> _Exercise prompt_
Copy the listing below in full and skip every picture.

> _Dataset content_
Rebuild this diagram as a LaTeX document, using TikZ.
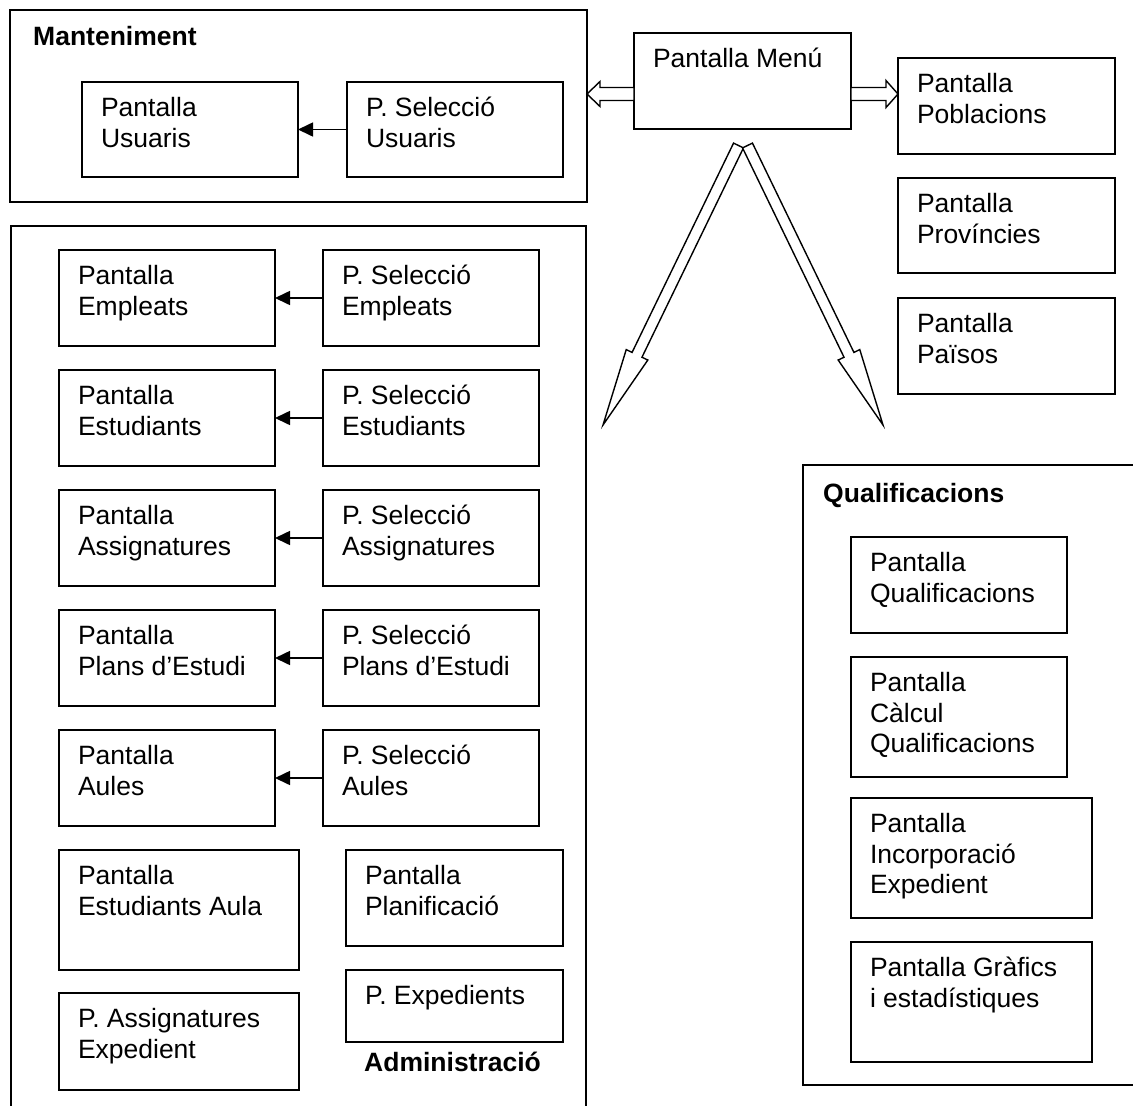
\documentclass[tikz,border=0pt]{standalone}
\usepackage{fontspec}
\setmainfont{Liberation Sans}
\usetikzlibrary{calc,arrows.meta}

% text of a screen box: top-aligned, left-indented lines
\newcommand\boxlines[3]{\parbox[c][#2][t]{#1}{\raggedright\leftskip=19pt\vspace*{13.6pt}\strut #3}}

% hollow block arrow: tail, tip, shaft half width, head half width, head length
\newcommand\hollowarrow[5]{%
  \coordinate (hb) at ($(#2)!#5!(#1)$);
  \draw[hollow] ($(#1)!#3!90:(#2)$) -- ($(hb)!#3!90:(#2)$) -- ($(hb)!#4!90:(#2)$)
    -- (#2) -- ($(hb)!#4!-90:(#2)$) -- ($(hb)!#3!-90:(#2)$) -- ($(#1)!#3!-90:(#2)$) -- cycle;}

\tikzset{
  frame/.style={draw, line width=2pt, rectangle, inner sep=0pt, outer sep=0pt, anchor=north west},
  scrbox/.style={draw, line width=2pt, rectangle, inner sep=0pt, outer sep=0pt, anchor=north west},
  heading/.style={anchor=base west, inner sep=0pt, font=\fontsize{26.5}{30.5}\selectfont\bfseries},
  link/.style={line width=1.6pt, -{Triangle[length=15pt, width=14pt]}},
  hollow/.style={draw, line width=1.4pt, fill=white, line join=miter},
}

\begin{document}
\begin{tikzpicture}[x=1pt, y=-1pt, font=\fontsize{26.5}{30.5}\selectfont]
\useasboundingbox (0,0) rectangle (1133,1106);
\fill[white] (0,0) rectangle (1133,1106);
\clip (0,0) rectangle (1133,1106);

% group frames
\node[frame, minimum width=577pt, minimum height=192pt] (mant) at (10,10) {};
\node[frame, minimum width=575pt, minimum height=920pt] (admin) at (11,226) {};
\node[frame, minimum width=400pt, minimum height=620pt] (qual) at (803,465) {};

\node[heading] (tmant) at (33,45) {Manteniment};
\node[heading] (tadmin) at (364,1071) {Administració};
\node[heading] (tqual) at (823,502) {Qualificacions};

% menu and auxiliary screens
\node[scrbox] (menu) at (634,33) {\boxlines{217pt}{96pt}{Pantalla Menú}};
\node[scrbox] (pobl) at (898,58) {\boxlines{217pt}{96pt}{Pantalla\\Poblacions}};
\node[scrbox] (prov) at (898,178) {\boxlines{217pt}{95pt}{Pantalla\\Províncies}};
\node[scrbox] (pais) at (898,298) {\boxlines{217pt}{96pt}{Pantalla\\Països}};

% maintenance
\node[scrbox] (pusu) at (82,82) {\boxlines{216pt}{95pt}{Pantalla\\Usuaris}};
\node[scrbox] (psusu) at (347,82) {\boxlines{216pt}{95pt}{P. Selecció\\Usuaris}};
\draw[link] (psusu) -- (pusu);

% administration
\node[scrbox] (pemp) at (59,250) {\boxlines{216pt}{96pt}{Pantalla\\Empleats}};
\node[scrbox] (psemp) at (323,250) {\boxlines{216pt}{96pt}{P. Selecció\\Empleats}};
\node[scrbox] (pest) at (59,370) {\boxlines{216pt}{96pt}{Pantalla\\Estudiants}};
\node[scrbox] (psest) at (323,370) {\boxlines{216pt}{96pt}{P. Selecció\\Estudiants}};
\node[scrbox] (pass) at (59,490) {\boxlines{216pt}{96pt}{Pantalla\\Assignatures}};
\node[scrbox] (psass) at (323,490) {\boxlines{216pt}{96pt}{P. Selecció\\Assignatures}};
\node[scrbox] (ppla) at (59,610) {\boxlines{216pt}{96pt}{Pantalla\\Plans d’Estudi}};
\node[scrbox] (pspla) at (323,610) {\boxlines{216pt}{96pt}{P. Selecció\\Plans d’Estudi}};
\node[scrbox] (paul) at (59,730) {\boxlines{216pt}{96pt}{Pantalla\\Aules}};
\node[scrbox] (psaul) at (323,730) {\boxlines{216pt}{96pt}{P. Selecció\\Aules}};
\foreach \a/\b in {psemp/pemp, psest/pest, psass/pass, pspla/ppla, psaul/paul}
  \draw[link] (\a) -- (\b);

\node[scrbox] (pestaula) at (59,850) {\boxlines{240pt}{120pt}{Pantalla\\Estudiants Aula}};
\node[scrbox] (pplanif) at (346,850) {\boxlines{217pt}{96pt}{Pantalla\\Planificació}};
\node[scrbox] (pexped) at (346,970) {\boxlines{217pt}{72pt}{P. Expedients}};
\node[scrbox] (passexp) at (59,993) {\boxlines{240pt}{97pt}{P. Assignatures\\Expedient}};

% grades
\node[scrbox] (pqual) at (851,537) {\boxlines{216pt}{96pt}{Pantalla\\Qualificacions}};
\node[scrbox] (pcalc) at (851,657) {\boxlines{216pt}{120pt}{Pantalla\\Càlcul\\Qualificacions}};
\node[scrbox] (pinc) at (851,798) {\boxlines{241pt}{120pt}{Pantalla\\Incorporació\\Expedient}};
\node[scrbox] (pgraf) at (851,942) {\boxlines{241pt}{120pt}{Pantalla Gràfics\\i estadístiques}};

% block arrows leaving the menu
\coordinate (ylev) at (0,94);
\coordinate (mlt) at (menu.west |- ylev);
\coordinate (mlh) at (mant.east |- ylev);
\coordinate (mrt) at (menu.east |- ylev);
\coordinate (mrh) at (pobl.west |- ylev);
\hollowarrow{mlt}{mlh}{6.5pt}{12.5pt}{13pt}
\hollowarrow{mrt}{mrh}{6.5pt}{13.5pt}{12pt}

\coordinate (dlt) at (738.5,145.5);
\coordinate (dlh) at (603,425);
\coordinate (drt) at (747.5,145.5);
\coordinate (drh) at (883,425);
\hollowarrow{dlt}{dlh}{5.5pt}{12pt}{78pt}
\hollowarrow{drt}{drh}{5.5pt}{12pt}{78pt}
\end{tikzpicture}
\end{document}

> _The result_
Rebuild this diagram as a LaTeX document, using TikZ.
\documentclass[tikz,border=0pt]{standalone}
\usepackage{fontspec}
\setmainfont{Liberation Sans}
\usetikzlibrary{calc,arrows.meta}

% text of a screen box: top-aligned, left-indented lines
\newcommand\boxlines[3]{\parbox[c][#2][t]{#1}{\raggedright\leftskip=19pt\vspace*{13.6pt}\strut #3}}

% hollow block arrow: tail, tip, shaft half width, head half width, head length
\newcommand\hollowarrow[5]{%
  \coordinate (hb) at ($(#2)!#5!(#1)$);
  \draw[hollow] ($(#1)!#3!90:(#2)$) -- ($(hb)!#3!90:(#2)$) -- ($(hb)!#4!90:(#2)$)
    -- (#2) -- ($(hb)!#4!-90:(#2)$) -- ($(hb)!#3!-90:(#2)$) -- ($(#1)!#3!-90:(#2)$) -- cycle;}

\tikzset{
  frame/.style={draw, line width=2pt, rectangle, inner sep=0pt, outer sep=0pt, anchor=north west},
  scrbox/.style={draw, line width=2pt, rectangle, inner sep=0pt, outer sep=0pt, anchor=north west},
  heading/.style={anchor=base west, inner sep=0pt, font=\fontsize{26.5}{30.5}\selectfont\bfseries},
  link/.style={line width=1.6pt, -{Triangle[length=15pt, width=14pt]}},
  hollow/.style={draw, line width=1.4pt, fill=white, line join=miter},
}

\begin{document}
\begin{tikzpicture}[x=1pt, y=-1pt, font=\fontsize{26.5}{30.5}\selectfont]
\useasboundingbox (0,0) rectangle (1133,1106);
\fill[white] (0,0) rectangle (1133,1106);
\clip (0,0) rectangle (1133,1106);

% group frames
\node[frame, minimum width=577pt, minimum height=192pt] (mant) at (10,10) {};
\node[frame, minimum width=575pt, minimum height=920pt] (admin) at (11,226) {};
\node[frame, minimum width=400pt, minimum height=620pt] (qual) at (803,465) {};

\node[heading] (tmant) at (33,45) {Manteniment};
\node[heading] (tadmin) at (364,1071) {Administració};
\node[heading] (tqual) at (823,502) {Qualificacions};

% menu and auxiliary screens
\node[scrbox] (menu) at (634,33) {\boxlines{217pt}{96pt}{Pantalla Menú}};
\node[scrbox] (pobl) at (898,58) {\boxlines{217pt}{96pt}{Pantalla\\Poblacions}};
\node[scrbox] (prov) at (898,178) {\boxlines{217pt}{95pt}{Pantalla\\Províncies}};
\node[scrbox] (pais) at (898,298) {\boxlines{217pt}{96pt}{Pantalla\\Països}};

% maintenance
\node[scrbox] (pusu) at (82,82) {\boxlines{216pt}{95pt}{Pantalla\\Usuaris}};
\node[scrbox] (psusu) at (347,82) {\boxlines{216pt}{95pt}{P. Selecció\\Usuaris}};
\draw[link] (psusu) -- (pusu);

% administration
\node[scrbox] (pemp) at (59,250) {\boxlines{216pt}{96pt}{Pantalla\\Empleats}};
\node[scrbox] (psemp) at (323,250) {\boxlines{216pt}{96pt}{P. Selecció\\Empleats}};
\node[scrbox] (pest) at (59,370) {\boxlines{216pt}{96pt}{Pantalla\\Estudiants}};
\node[scrbox] (psest) at (323,370) {\boxlines{216pt}{96pt}{P. Selecció\\Estudiants}};
\node[scrbox] (pass) at (59,490) {\boxlines{216pt}{96pt}{Pantalla\\Assignatures}};
\node[scrbox] (psass) at (323,490) {\boxlines{216pt}{96pt}{P. Selecció\\Assignatures}};
\node[scrbox] (ppla) at (59,610) {\boxlines{216pt}{96pt}{Pantalla\\Plans d’Estudi}};
\node[scrbox] (pspla) at (323,610) {\boxlines{216pt}{96pt}{P. Selecció\\Plans d’Estudi}};
\node[scrbox] (paul) at (59,730) {\boxlines{216pt}{96pt}{Pantalla\\Aules}};
\node[scrbox] (psaul) at (323,730) {\boxlines{216pt}{96pt}{P. Selecció\\Aules}};
\foreach \a/\b in {psemp/pemp, psest/pest, psass/pass, pspla/ppla, psaul/paul}
  \draw[link] (\a) -- (\b);

\node[scrbox] (pestaula) at (59,850) {\boxlines{240pt}{120pt}{Pantalla\\Estudiants Aula}};
\node[scrbox] (pplanif) at (346,850) {\boxlines{217pt}{96pt}{Pantalla\\Planificació}};
\node[scrbox] (pexped) at (346,970) {\boxlines{217pt}{72pt}{P. Expedients}};
\node[scrbox] (passexp) at (59,993) {\boxlines{240pt}{97pt}{P. Assignatures\\Expedient}};

% grades
\node[scrbox] (pqual) at (851,537) {\boxlines{216pt}{96pt}{Pantalla\\Qualificacions}};
\node[scrbox] (pcalc) at (851,657) {\boxlines{216pt}{120pt}{Pantalla\\Càlcul\\Qualificacions}};
\node[scrbox] (pinc) at (851,798) {\boxlines{241pt}{120pt}{Pantalla\\Incorporació\\Expedient}};
\node[scrbox] (pgraf) at (851,942) {\boxlines{241pt}{120pt}{Pantalla Gràfics\\i estadístiques}};

% block arrows leaving the menu
\coordinate (ylev) at (0,94);
\coordinate (mlt) at (menu.west |- ylev);
\coordinate (mlh) at (mant.east |- ylev);
\coordinate (mrt) at (menu.east |- ylev);
\coordinate (mrh) at (pobl.west |- ylev);
\hollowarrow{mlt}{mlh}{6.5pt}{12.5pt}{13pt}
\hollowarrow{mrt}{mrh}{6.5pt}{13.5pt}{12pt}

\coordinate (dlt) at (738.5,145.5);
\coordinate (dlh) at (603,425);
\coordinate (drt) at (747.5,145.5);
\coordinate (drh) at (883,425);
\hollowarrow{dlt}{dlh}{5.5pt}{12pt}{78pt}
\hollowarrow{drt}{drh}{5.5pt}{12pt}{78pt}
\end{tikzpicture}
\end{document}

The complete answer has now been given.